Task to carry out:
Extract the full listing verbatim and drop any pictures from your copy.

Data provided:
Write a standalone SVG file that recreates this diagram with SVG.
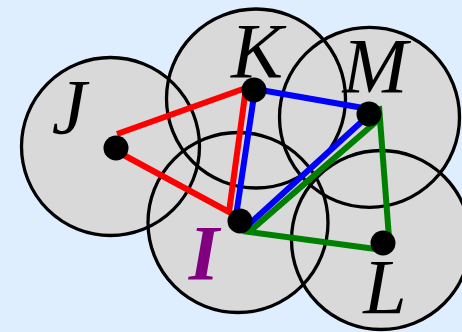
<svg xmlns="http://www.w3.org/2000/svg" width="462" height="332" viewBox="0 0 462 332">
  <style>
    .fill { fill: #d9d9d9; stroke: none; }
    .ring { fill: none; stroke: #000; stroke-width: 3.3; }
    .edge { fill: none; stroke-width: 6; stroke-linejoin: miter; stroke-linecap: butt; }
    .red { stroke: #ff0000; }
    .blue { stroke: #0000ff; }
    .green { stroke: #008000; }
    .dot { fill: #000; }
    .lbl { font-family: "Liberation Serif", "Times New Roman", serif; font-style: italic; font-size: 78px; fill: #000; text-anchor: middle; }
    .lblI { font-weight: bold; fill: #800080; }
  </style>
  <rect x="0" y="0" width="462" height="332" fill="#dfeeff"/>
  <g id="disks">
    <circle class="fill" cx="110.5" cy="146.5" r="89"/>
    <circle class="fill" cx="256" cy="98.5" r="89.5"/>
    <circle class="fill" cx="369.5" cy="117.3" r="90"/>
    <circle class="fill" cx="238" cy="222.5" r="90"/>
    <circle class="fill" cx="381" cy="240" r="89.5"/>
  </g>
  <g id="rings">
    <circle class="ring" cx="110.5" cy="146.5" r="89"/>
    <circle class="ring" cx="256" cy="98.5" r="89.5"/>
    <circle class="ring" cx="369.5" cy="117.3" r="90"/>
    <circle class="ring" cx="238" cy="222.5" r="90"/>
    <circle class="ring" cx="381" cy="240" r="89.5"/>
  </g>
  <g id="connectors">
    <polyline class="edge red" points="117,134 246,88 229,212 118,152"/>
    <polyline class="edge blue" points="369,109 255,89 236,216"/>
    <line class="edge blue" x1="369" y1="115" x2="245" y2="228"/>
    <polyline class="edge green" points="377,121 249,232 383,250"/>
    <line class="edge green" x1="379" y1="106" x2="389" y2="238"/>
  </g>
  <g id="node-J">
    <circle class="dot" cx="116" cy="148" r="12.5"/>
    <text class="lbl" x="69" y="133">J</text>
  </g>
  <g id="node-K">
    <circle class="dot" cx="254" cy="90" r="12.5"/>
    <text class="lbl" x="257" y="77">K</text>
  </g>
  <g id="node-M">
    <circle class="dot" cx="369" cy="114" r="12.5"/>
    <text class="lbl" x="375" y="92">M</text>
  </g>
  <g id="node-I">
    <circle class="dot" cx="240" cy="221" r="12.5"/>
    <text class="lbl lblI" x="204" y="279">I</text>
  </g>
  <g id="node-L">
    <circle class="dot" cx="383" cy="243" r="12.5"/>
    <text class="lbl" x="385" y="313">L</text>
  </g>
</svg>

Task answer:
Write a standalone SVG file that recreates this diagram with SVG.
<svg xmlns="http://www.w3.org/2000/svg" width="462" height="332" viewBox="0 0 462 332">
  <style>
    .fill { fill: #d9d9d9; stroke: none; }
    .ring { fill: none; stroke: #000; stroke-width: 3.3; }
    .edge { fill: none; stroke-width: 6; stroke-linejoin: miter; stroke-linecap: butt; }
    .red { stroke: #ff0000; }
    .blue { stroke: #0000ff; }
    .green { stroke: #008000; }
    .dot { fill: #000; }
    .lbl { font-family: "Liberation Serif", "Times New Roman", serif; font-style: italic; font-size: 78px; fill: #000; text-anchor: middle; }
    .lblI { font-weight: bold; fill: #800080; }
  </style>
  <rect x="0" y="0" width="462" height="332" fill="#dfeeff"/>
  <g id="disks">
    <circle class="fill" cx="110.5" cy="146.5" r="89"/>
    <circle class="fill" cx="256" cy="98.5" r="89.5"/>
    <circle class="fill" cx="369.5" cy="117.3" r="90"/>
    <circle class="fill" cx="238" cy="222.5" r="90"/>
    <circle class="fill" cx="381" cy="240" r="89.5"/>
  </g>
  <g id="rings">
    <circle class="ring" cx="110.5" cy="146.5" r="89"/>
    <circle class="ring" cx="256" cy="98.5" r="89.5"/>
    <circle class="ring" cx="369.5" cy="117.3" r="90"/>
    <circle class="ring" cx="238" cy="222.5" r="90"/>
    <circle class="ring" cx="381" cy="240" r="89.5"/>
  </g>
  <g id="connectors">
    <polyline class="edge red" points="117,134 246,88 229,212 118,152"/>
    <polyline class="edge blue" points="369,109 255,89 236,216"/>
    <line class="edge blue" x1="369" y1="115" x2="245" y2="228"/>
    <polyline class="edge green" points="377,121 249,232 383,250"/>
    <line class="edge green" x1="379" y1="106" x2="389" y2="238"/>
  </g>
  <g id="node-J">
    <circle class="dot" cx="116" cy="148" r="12.5"/>
    <text class="lbl" x="69" y="133">J</text>
  </g>
  <g id="node-K">
    <circle class="dot" cx="254" cy="90" r="12.5"/>
    <text class="lbl" x="257" y="77">K</text>
  </g>
  <g id="node-M">
    <circle class="dot" cx="369" cy="114" r="12.5"/>
    <text class="lbl" x="375" y="92">M</text>
  </g>
  <g id="node-I">
    <circle class="dot" cx="240" cy="221" r="12.5"/>
    <text class="lbl lblI" x="204" y="279">I</text>
  </g>
  <g id="node-L">
    <circle class="dot" cx="383" cy="243" r="12.5"/>
    <text class="lbl" x="385" y="313">L</text>
  </g>
</svg>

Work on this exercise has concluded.